Directive: Each line that holds the word "this" is to be identified and copied.

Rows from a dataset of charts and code
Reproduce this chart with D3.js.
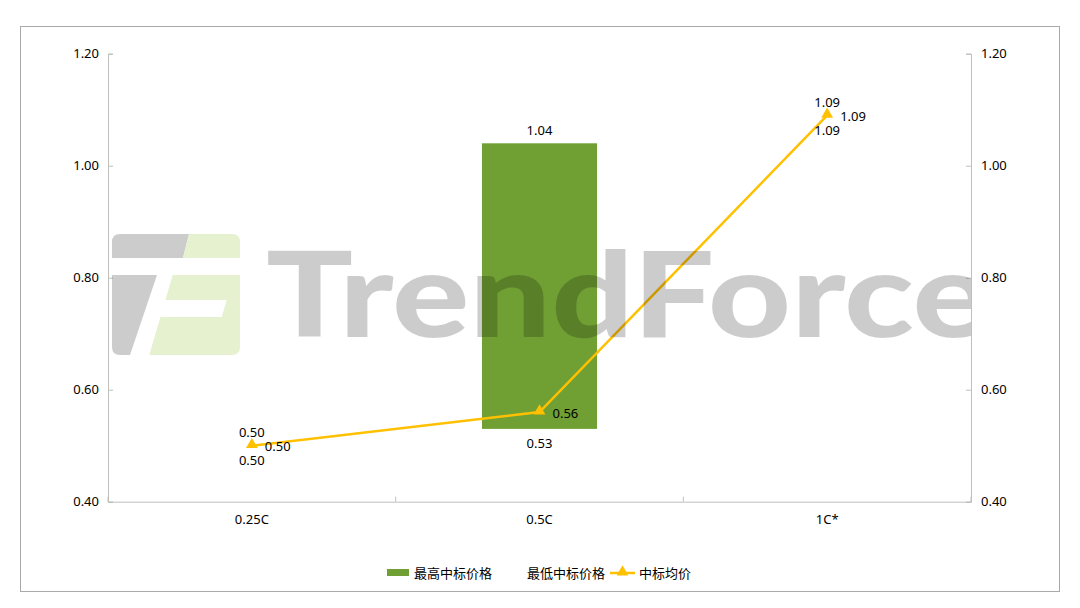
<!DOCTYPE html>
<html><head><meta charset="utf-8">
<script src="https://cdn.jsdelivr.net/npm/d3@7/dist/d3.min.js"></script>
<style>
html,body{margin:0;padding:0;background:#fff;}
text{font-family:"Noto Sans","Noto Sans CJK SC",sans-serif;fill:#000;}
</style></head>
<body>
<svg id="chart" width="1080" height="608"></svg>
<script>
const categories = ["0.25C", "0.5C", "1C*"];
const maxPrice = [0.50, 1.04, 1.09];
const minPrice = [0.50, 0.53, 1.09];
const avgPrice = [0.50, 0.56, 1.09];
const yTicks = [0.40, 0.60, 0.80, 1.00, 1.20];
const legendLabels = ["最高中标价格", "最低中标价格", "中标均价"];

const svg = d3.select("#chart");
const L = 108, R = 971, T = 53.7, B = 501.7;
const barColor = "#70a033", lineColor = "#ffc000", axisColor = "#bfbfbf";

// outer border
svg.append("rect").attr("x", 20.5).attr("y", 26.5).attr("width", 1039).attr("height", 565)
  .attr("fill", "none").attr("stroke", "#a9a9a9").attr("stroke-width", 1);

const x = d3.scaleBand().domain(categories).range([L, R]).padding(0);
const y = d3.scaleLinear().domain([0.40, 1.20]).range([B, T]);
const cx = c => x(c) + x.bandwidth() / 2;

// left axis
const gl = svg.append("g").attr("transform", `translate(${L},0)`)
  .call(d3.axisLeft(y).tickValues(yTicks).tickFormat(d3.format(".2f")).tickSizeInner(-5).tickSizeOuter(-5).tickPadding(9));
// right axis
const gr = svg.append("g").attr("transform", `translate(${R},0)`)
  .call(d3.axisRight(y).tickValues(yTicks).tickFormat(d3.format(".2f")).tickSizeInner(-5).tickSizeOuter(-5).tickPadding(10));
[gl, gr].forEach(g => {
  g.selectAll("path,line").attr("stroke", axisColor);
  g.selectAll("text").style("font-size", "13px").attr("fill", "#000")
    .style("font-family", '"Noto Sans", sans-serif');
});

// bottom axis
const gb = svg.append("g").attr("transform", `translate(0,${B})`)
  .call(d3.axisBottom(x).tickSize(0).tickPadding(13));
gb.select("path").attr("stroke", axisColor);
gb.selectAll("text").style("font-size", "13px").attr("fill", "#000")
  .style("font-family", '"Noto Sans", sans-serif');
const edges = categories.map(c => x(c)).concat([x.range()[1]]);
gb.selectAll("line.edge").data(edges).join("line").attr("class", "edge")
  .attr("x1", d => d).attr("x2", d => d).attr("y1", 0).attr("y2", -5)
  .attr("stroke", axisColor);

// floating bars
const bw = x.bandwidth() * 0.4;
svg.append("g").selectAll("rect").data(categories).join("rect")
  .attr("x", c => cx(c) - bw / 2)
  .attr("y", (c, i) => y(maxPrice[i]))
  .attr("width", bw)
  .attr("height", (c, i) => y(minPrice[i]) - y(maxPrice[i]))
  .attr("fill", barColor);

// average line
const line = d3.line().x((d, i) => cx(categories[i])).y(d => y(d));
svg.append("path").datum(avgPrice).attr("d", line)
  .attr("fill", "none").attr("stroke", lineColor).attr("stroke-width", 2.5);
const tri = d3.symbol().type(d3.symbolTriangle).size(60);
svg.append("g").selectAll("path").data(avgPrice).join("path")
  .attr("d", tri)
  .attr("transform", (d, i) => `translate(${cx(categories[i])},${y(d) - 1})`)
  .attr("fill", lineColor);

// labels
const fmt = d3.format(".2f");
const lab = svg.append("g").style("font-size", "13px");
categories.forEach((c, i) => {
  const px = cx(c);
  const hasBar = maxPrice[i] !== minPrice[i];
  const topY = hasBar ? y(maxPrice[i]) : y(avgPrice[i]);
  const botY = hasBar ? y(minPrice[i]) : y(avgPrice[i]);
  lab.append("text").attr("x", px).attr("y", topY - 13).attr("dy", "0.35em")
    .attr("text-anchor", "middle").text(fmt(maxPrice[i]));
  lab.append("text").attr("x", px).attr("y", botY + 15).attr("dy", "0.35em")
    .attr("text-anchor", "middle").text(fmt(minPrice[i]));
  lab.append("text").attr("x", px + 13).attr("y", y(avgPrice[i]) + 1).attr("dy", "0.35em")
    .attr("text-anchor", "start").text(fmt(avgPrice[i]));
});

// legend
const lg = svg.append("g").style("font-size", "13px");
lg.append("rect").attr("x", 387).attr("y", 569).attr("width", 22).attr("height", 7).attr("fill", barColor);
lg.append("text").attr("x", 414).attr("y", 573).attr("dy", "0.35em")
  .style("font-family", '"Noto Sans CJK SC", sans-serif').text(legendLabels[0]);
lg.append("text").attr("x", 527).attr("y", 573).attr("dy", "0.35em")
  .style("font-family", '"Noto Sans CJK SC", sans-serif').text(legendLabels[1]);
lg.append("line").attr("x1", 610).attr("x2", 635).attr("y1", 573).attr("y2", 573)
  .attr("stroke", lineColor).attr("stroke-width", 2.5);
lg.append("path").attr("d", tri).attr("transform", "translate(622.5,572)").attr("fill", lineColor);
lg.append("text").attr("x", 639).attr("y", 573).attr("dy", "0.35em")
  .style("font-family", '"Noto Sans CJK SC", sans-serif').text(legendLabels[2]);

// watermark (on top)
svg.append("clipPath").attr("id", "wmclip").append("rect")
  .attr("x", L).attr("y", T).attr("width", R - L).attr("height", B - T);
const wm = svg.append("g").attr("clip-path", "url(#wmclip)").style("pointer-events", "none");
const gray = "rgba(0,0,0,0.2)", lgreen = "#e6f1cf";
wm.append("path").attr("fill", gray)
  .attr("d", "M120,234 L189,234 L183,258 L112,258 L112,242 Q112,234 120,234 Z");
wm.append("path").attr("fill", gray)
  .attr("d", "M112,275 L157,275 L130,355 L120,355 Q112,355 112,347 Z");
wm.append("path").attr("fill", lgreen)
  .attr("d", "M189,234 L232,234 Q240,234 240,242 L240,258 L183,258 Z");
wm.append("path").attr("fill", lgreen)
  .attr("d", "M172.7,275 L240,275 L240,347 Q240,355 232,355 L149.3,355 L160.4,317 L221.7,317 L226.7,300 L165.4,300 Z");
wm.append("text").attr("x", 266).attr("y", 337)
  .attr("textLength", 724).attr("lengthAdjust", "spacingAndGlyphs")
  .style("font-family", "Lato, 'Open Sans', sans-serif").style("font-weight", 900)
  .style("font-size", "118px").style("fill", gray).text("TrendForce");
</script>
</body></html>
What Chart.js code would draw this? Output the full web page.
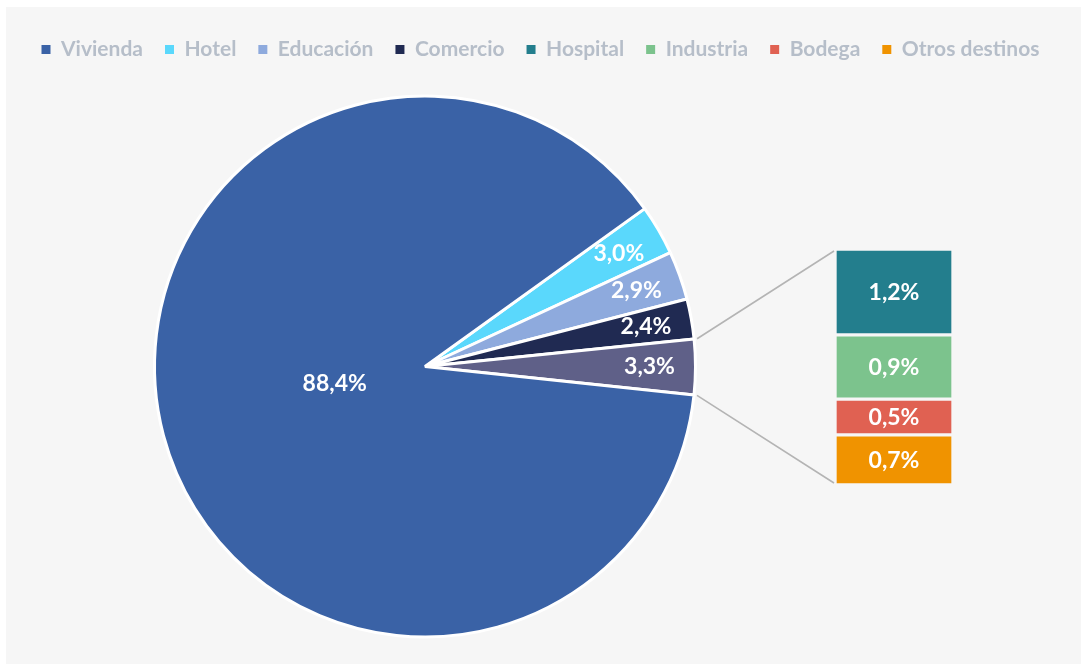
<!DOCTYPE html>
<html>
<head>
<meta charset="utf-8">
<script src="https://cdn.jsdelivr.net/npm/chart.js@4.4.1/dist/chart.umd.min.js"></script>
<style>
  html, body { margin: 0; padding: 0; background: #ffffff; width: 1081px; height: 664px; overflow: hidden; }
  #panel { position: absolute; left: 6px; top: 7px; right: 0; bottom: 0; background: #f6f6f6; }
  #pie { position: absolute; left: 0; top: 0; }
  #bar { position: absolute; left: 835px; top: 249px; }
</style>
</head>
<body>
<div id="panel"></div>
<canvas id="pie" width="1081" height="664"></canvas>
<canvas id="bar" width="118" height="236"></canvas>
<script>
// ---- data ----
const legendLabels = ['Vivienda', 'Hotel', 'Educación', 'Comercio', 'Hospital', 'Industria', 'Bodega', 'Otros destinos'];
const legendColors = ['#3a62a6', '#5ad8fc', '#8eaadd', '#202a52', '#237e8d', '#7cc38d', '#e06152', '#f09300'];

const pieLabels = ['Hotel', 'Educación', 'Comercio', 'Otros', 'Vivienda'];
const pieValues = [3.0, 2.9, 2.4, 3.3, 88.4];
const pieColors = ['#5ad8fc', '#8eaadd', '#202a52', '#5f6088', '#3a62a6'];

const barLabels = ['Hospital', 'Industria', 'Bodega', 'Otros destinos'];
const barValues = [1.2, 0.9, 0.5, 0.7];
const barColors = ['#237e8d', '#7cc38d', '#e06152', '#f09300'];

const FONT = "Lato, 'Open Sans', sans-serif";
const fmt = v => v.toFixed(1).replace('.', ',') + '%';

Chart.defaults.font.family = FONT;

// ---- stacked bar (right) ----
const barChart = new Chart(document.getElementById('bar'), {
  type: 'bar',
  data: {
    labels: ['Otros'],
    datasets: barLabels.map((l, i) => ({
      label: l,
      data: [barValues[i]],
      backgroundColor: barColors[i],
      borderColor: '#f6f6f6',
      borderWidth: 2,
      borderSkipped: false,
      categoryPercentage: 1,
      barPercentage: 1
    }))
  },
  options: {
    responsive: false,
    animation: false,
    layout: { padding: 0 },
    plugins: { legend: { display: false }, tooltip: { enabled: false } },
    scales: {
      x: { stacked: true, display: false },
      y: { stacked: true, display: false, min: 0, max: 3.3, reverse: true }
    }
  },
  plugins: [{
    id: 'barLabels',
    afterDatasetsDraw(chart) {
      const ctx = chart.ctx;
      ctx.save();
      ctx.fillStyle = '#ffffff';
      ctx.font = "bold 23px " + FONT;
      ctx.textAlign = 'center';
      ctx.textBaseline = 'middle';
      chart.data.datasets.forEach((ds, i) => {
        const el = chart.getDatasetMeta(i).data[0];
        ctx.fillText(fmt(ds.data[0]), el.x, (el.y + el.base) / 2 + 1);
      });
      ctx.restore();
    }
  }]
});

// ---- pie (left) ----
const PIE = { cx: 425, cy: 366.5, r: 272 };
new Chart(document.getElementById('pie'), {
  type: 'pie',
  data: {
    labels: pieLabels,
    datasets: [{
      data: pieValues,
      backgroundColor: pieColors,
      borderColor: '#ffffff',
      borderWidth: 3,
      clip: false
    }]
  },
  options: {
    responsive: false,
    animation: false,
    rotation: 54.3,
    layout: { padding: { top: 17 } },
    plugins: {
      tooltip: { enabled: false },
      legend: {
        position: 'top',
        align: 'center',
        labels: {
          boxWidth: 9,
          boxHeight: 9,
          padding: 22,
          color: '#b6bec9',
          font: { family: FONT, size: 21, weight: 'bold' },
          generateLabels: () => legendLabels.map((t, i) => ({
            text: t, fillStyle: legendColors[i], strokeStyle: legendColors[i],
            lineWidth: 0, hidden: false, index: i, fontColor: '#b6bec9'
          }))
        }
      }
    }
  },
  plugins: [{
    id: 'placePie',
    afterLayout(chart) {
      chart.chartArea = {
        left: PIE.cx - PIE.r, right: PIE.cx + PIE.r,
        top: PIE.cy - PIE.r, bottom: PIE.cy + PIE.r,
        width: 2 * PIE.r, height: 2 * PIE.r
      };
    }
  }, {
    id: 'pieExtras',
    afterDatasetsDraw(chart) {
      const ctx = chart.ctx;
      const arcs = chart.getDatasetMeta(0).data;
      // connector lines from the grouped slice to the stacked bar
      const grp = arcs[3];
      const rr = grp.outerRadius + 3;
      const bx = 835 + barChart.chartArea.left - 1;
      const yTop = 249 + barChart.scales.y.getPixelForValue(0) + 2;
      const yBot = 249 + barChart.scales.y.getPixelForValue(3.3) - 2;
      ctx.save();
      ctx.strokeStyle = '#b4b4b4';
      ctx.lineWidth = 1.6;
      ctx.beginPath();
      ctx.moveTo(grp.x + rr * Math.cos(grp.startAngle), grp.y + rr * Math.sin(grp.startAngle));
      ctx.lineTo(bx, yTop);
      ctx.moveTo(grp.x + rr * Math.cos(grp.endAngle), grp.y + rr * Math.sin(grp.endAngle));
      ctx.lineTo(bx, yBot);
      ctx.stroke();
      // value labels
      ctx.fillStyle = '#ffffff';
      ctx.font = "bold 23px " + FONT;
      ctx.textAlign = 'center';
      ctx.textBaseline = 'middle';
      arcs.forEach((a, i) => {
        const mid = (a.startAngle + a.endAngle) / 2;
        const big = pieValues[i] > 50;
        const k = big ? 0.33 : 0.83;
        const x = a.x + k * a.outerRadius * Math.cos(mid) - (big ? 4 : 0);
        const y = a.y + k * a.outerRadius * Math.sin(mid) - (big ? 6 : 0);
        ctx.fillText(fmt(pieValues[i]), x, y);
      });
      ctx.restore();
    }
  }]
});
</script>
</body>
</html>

Answer for the task:
Reproduce this chart with D3.js.
What Chart.js code would draw this? Output the full web page.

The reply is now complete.